Choose flights run by United (UA), American (AA) and Delta (DL) Airlines. Only include flights with a distance between 800 and 1200 miles.

Use %in% and/or between() in the filter() call. Logical conditions can be put together with & (and) and | (or)

data_carrier_miles <- flights |> 
  filter(carrier %in% c("UA", "AA", "DL") & between(distance, 800, 1200)) 

# Alternative
data_carrier_miles_alt <- flights |> 
  filter(carrier %in% c("UA", "AA", "DL") & distance %in% 800:1200)

Exercise 2.4

Choose flights to Atlanta (ATL) that do NOT have a distance of 800 to 1200 miles.

This can be rephrased as "Flights to Atlanta with a distance of less than 800 miles or more than 1200 miles", or we can negate (take the inverse) by using ! (for example, !(month %in% c(1, 2)) means "month NOT in c(1, 2)")

flights |> 
  filter(dest == "ATL" & !(distance %in% 800:1200))

Exercise 2.5

Drop any variable with the word 'time' in its name

flights |> 
  select(-contains("time"))

Exercise 2.6

Choose all rows with no missing values in variables where the column name starts with 'dep_'.

The simple solution uses is.na multiple times and typing the full variable names.

For more practical solution: Use a variable selection helper and look at the slide about if_any and if_all.

# Simple solution (when only one or two variables)
flights |> 
  filter(!is.na(dep_time) & !is.na(dep_delay))

# Fancy solution (when more variables)
flights |> 
  filter(!if_any(starts_with("dep_"), is.na))

3. Add new columns

Exercise 3.1

Make a column that contains the air time in hours (currently, the air_time column is in minutes)

flights |> 
  mutate(air_time_hours = air_time / 60)

Exercise 3.2

Create a column that splits distance into three different groups: 'under 500 miles', '500-1000 miles' and 'more than 1000 miles'.

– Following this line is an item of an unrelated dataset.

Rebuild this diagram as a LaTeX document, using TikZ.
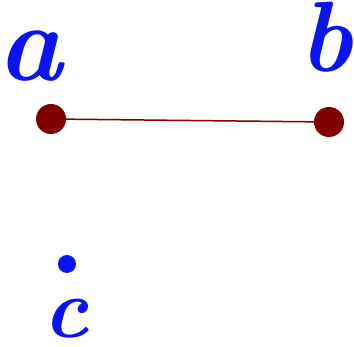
\documentclass[tikz,border=0pt]{standalone}
\usepackage{fontspec}
\definecolor{dotred}{HTML}{800000}
\definecolor{inkblue}{HTML}{0A14F0}
\tikzset{
  vertex/.style={circle, fill=dotred, minimum size=30pt, inner sep=0pt},
  smalldot/.style={circle, fill=inkblue, minimum size=18pt, inner sep=0pt},
  lbl/.style={text=inkblue, anchor=base, inner sep=0pt, font=\fontsize{100}{100}\selectfont\bfseries\itshape},
  edge/.style={draw=dotred, line width=1.5pt}
}
\begin{document}
\begin{tikzpicture}[x=1pt,y=-1pt]
\useasboundingbox (0,0) rectangle (354,347);
\node[vertex] (a) at (51,119) {};
\node[vertex] (b) at (329,122) {};
\draw[edge] (a) -- (b);
\node[smalldot] (c) at (67,264) {};
\node[lbl, font=\fontsize{110}{110}\selectfont\bfseries\itshape] (la) at (30,81) {a};
\node[lbl] (lb) at (326,72) {b};
\node[lbl, font=\fontsize{85}{85}\selectfont\bfseries\itshape] (lc) at (66,338) {c};
\end{tikzpicture}
\end{document}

Use mutate() and case_when() (type ?case_when in the console to see arguments)

data_dist_grp <- flights |> 
  mutate(dist_grp = case_when(distance < 500 ~ "under 500 miles",
                              distance >= 500 & distance <= 1000 ~ "500-1000 miles",
                              distance > 1000 ~ "more than 1000 miles"))

Exercise 3.3

Here we're trying to create a "capped" variable that shows the distance if it's less than 1000 miles, but just shows the value 1000 if distance is 1000 miles or more. What is wrong with this statement (apart from it being a bad idea to create such a variable), and how can we fix it?

flights |> 
  mutate(dist_capped = min(distance, 1000))

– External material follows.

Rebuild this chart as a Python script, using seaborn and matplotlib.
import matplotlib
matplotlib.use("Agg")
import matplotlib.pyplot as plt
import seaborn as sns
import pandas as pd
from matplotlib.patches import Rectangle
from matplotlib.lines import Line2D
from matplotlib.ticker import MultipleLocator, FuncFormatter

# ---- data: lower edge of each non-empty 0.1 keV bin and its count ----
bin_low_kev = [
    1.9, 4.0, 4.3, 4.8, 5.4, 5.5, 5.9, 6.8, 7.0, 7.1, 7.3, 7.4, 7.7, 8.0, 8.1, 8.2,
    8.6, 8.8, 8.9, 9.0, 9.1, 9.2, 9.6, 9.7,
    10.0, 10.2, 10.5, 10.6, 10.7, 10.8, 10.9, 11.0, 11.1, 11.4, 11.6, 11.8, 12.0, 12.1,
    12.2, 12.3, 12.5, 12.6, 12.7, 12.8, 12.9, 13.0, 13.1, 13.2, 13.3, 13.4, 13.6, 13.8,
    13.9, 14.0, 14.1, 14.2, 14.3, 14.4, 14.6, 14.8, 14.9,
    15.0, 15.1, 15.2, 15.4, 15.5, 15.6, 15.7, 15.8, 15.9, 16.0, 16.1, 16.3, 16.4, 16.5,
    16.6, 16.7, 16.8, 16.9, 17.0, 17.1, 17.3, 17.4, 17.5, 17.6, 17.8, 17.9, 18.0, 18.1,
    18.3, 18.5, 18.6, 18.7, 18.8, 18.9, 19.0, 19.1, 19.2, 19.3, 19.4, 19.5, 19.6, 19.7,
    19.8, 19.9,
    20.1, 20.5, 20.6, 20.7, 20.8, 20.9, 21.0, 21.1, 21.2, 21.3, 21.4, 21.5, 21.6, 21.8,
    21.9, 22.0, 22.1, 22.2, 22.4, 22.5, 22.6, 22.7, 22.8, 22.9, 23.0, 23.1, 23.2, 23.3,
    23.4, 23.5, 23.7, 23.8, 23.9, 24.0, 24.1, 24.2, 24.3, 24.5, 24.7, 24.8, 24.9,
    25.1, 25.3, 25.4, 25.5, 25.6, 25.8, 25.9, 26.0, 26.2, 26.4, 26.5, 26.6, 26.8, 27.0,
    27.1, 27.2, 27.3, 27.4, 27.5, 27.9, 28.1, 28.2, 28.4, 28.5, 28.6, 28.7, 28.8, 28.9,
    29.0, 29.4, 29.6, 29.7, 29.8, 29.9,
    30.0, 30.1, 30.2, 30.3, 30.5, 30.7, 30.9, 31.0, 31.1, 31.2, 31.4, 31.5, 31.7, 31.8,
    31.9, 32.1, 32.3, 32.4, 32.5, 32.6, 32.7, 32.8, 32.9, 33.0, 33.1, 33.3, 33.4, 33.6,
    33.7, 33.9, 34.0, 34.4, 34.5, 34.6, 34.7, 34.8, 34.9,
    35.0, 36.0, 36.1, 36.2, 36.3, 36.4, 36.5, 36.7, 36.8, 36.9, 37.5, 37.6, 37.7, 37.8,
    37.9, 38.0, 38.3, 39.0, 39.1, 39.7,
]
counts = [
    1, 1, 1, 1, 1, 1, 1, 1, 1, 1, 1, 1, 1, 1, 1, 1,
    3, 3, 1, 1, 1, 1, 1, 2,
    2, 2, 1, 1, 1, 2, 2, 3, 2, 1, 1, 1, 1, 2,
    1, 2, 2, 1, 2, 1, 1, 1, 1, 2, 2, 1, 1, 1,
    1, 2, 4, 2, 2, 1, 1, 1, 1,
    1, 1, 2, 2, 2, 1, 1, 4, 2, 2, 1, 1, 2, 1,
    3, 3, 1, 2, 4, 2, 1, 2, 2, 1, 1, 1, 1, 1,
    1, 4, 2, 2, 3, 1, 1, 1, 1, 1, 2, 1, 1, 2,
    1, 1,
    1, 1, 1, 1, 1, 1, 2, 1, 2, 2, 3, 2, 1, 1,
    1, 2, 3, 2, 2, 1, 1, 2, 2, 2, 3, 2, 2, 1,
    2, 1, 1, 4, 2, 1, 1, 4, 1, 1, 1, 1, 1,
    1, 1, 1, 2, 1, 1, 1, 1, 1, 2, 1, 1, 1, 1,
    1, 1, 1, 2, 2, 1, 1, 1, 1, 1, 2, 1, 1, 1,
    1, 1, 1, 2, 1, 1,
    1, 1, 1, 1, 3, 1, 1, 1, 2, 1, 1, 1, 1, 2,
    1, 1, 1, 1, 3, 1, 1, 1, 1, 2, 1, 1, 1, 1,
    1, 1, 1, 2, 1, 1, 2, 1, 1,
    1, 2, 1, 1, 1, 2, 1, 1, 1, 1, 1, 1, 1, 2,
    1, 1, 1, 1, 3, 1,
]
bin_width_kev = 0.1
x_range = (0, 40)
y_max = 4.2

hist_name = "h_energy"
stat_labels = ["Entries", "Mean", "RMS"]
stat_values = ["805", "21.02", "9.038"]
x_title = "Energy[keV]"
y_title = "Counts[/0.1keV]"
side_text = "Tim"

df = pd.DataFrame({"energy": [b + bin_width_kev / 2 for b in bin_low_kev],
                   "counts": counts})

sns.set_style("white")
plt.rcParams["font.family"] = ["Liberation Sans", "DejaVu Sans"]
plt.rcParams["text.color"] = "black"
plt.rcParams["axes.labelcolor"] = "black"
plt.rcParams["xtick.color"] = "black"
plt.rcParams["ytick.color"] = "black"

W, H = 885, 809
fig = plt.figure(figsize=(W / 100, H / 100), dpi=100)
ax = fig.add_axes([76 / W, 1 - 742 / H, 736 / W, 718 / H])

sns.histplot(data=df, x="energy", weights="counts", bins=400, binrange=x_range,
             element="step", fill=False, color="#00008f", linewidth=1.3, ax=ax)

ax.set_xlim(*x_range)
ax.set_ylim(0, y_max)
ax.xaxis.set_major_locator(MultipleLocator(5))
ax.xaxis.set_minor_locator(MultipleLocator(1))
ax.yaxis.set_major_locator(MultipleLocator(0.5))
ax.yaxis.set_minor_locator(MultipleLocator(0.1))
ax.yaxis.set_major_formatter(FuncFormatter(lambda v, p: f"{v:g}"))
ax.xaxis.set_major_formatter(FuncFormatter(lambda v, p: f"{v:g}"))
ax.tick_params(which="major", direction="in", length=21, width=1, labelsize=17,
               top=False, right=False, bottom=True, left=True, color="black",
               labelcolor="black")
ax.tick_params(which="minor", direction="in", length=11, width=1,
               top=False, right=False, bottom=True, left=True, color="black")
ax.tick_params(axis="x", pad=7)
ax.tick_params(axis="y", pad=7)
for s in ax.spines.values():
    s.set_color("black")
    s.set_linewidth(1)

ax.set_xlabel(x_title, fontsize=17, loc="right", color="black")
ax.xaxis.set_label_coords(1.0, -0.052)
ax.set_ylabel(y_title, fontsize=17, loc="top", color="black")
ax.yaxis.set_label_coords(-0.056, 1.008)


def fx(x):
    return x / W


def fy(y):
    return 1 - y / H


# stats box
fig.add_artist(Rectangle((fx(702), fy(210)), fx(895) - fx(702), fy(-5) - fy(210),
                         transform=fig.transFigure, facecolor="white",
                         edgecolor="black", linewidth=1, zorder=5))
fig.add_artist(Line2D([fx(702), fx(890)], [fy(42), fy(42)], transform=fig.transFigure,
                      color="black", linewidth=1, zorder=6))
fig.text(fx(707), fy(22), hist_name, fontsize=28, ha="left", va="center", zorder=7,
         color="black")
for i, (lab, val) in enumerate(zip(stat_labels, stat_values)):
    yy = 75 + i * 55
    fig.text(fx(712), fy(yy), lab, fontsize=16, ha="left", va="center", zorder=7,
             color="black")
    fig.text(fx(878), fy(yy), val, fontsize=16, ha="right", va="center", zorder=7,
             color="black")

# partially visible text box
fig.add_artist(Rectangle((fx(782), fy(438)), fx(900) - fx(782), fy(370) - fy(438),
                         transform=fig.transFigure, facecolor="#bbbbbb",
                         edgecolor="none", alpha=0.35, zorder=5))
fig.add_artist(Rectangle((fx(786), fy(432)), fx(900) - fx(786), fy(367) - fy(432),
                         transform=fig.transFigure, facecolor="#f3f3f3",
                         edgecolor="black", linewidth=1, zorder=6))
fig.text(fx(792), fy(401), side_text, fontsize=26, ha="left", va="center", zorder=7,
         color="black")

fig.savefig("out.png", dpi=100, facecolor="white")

We can solve this using if_else or case_when, but there is also a useful function in the cheat sheet - you can take a look at the documentation for the function min to understand why it doesn't work.

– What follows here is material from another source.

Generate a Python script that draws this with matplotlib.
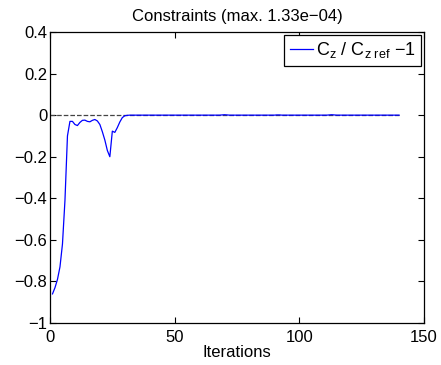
import matplotlib
matplotlib.use("Agg")
import matplotlib.pyplot as plt

plt.rcParams['font.family'] = ['Liberation Sans', 'DejaVu Sans']
plt.rcParams['mathtext.fontset'] = 'custom'
plt.rcParams['mathtext.rm'] = 'Liberation Sans'
plt.rcParams['mathtext.it'] = 'Liberation Sans'
plt.rcParams['axes.unicode_minus'] = True

head = [-0.86, -0.83, -0.79, -0.73, -0.62, -0.41, -0.10, -0.03, -0.03, -0.045,
        -0.05, -0.035, -0.025, -0.024, -0.03, -0.032, -0.025, -0.021, -0.028, -0.045,
        -0.08, -0.12, -0.17, -0.20, -0.077, -0.083, -0.06, -0.033, -0.012, -0.003,
        -0.001, 0.0]
tail = [0.0, 0.0, 0.0, 0.0, 0.0, 0.0, 0.0, 0.0, 0.0, 0.0,
        0.0, 0.0, 0.0, 0.0, 0.0, 0.0, 0.0, 0.0, 0.0, 0.0,
        0.0, 0.0, 0.0, 0.0, 0.0, 0.0, 0.0, 0.0, 0.0, 0.0,
        0.0, 0.0, 0.0, 0.0, 0.0, 0.0, 0.001, 0.002, 0.001, 0.0,
        0.0, 0.0, 0.0, 0.0, 0.0, 0.0, 0.0, 0.0, 0.0, 0.0,
        0.0, 0.0, 0.0, 0.0, 0.0, 0.0, 0.0, 0.0, 0.001, 0.001,
        0.0, 0.0, 0.0, 0.0, 0.0, 0.0, 0.0, 0.0, 0.0, 0.0,
        0.0, 0.0, 0.0, 0.0, 0.0, 0.0, 0.0, 0.0, 0.0, 0.001,
        0.002, 0.001, 0.0, 0.0, 0.0, 0.0, 0.0, 0.0, 0.0, 0.0,
        0.0, 0.0, 0.0, 0.0, 0.0, 0.0, 0.0, 0.0, 0.0, 0.0,
        0.0, 0.0, 0.0, 0.0, 0.0, 0.0, 0.0, 0.0]
values = head + tail
iterations = list(range(1, len(values) + 1))
ref_x = [0, 140]
ref_y = [0, 0]
xticks = [0, 50, 100, 150]
yticks = [-1, -0.8, -0.6, -0.4, -0.2, 0, 0.2, 0.4]
yticklabels = ['\u22121', '\u22120.8', '\u22120.6', '\u22120.4', '\u22120.2', '0', '0.2', '0.4']

fig = plt.figure(figsize=(4.41, 3.65), dpi=100)
ax = fig.add_axes([50/441, 1-323/365, 374/441, 291/365])
ax.plot(ref_x, ref_y, '--', color='#444444', lw=0.9)
ax.plot(iterations, values, color='#0000ff', lw=0.9,
        label=r'C$_z$ / C$_{z\ \mathrm{ref}}$ $-$1')
ax.set_xlim(0, 150)
ax.set_ylim(-1, 0.4)
ax.set_xticks(xticks)
ax.set_xticklabels([str(t) for t in xticks])
ax.set_yticks(yticks)
ax.set_yticklabels(yticklabels)
ax.tick_params(direction='in', top=True, right=True, labelsize=12, length=4, width=0.8, pad=2)
ax.tick_params(axis='x', pad=5)
for s in ax.spines.values():
    s.set_linewidth(0.9)
ax.set_xlabel('Iterations', fontsize=12, labelpad=0)
ax.set_title('Constraints (max. 1.33e\u221204)', fontsize=12, pad=8)
leg = ax.legend(loc='upper right', fontsize=13, handlelength=1.3, handletextpad=0.17,
                borderaxespad=0.15, borderpad=0.3, fancybox=False, framealpha=1)
leg.get_frame().set_edgecolor('black')
leg.get_frame().set_linewidth(0.9)
fig.savefig('out.png', dpi=100)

The functions max and min return the largest/smallest value of a vector/variable, and if you put in multiple vectors/variables, they combine these and return the single largest/smallest value. So min(distance) returns the minimum of all distances in the data, and min(distance, 100) returns either the minimum of all distances or 100 if that is lower than the minimum distance.

The functions that make the comparison between the "capped" value and each individual observation instead are called pmax and pmin.

flights |> 
  mutate(dist_capped = pmin(distance, 1000))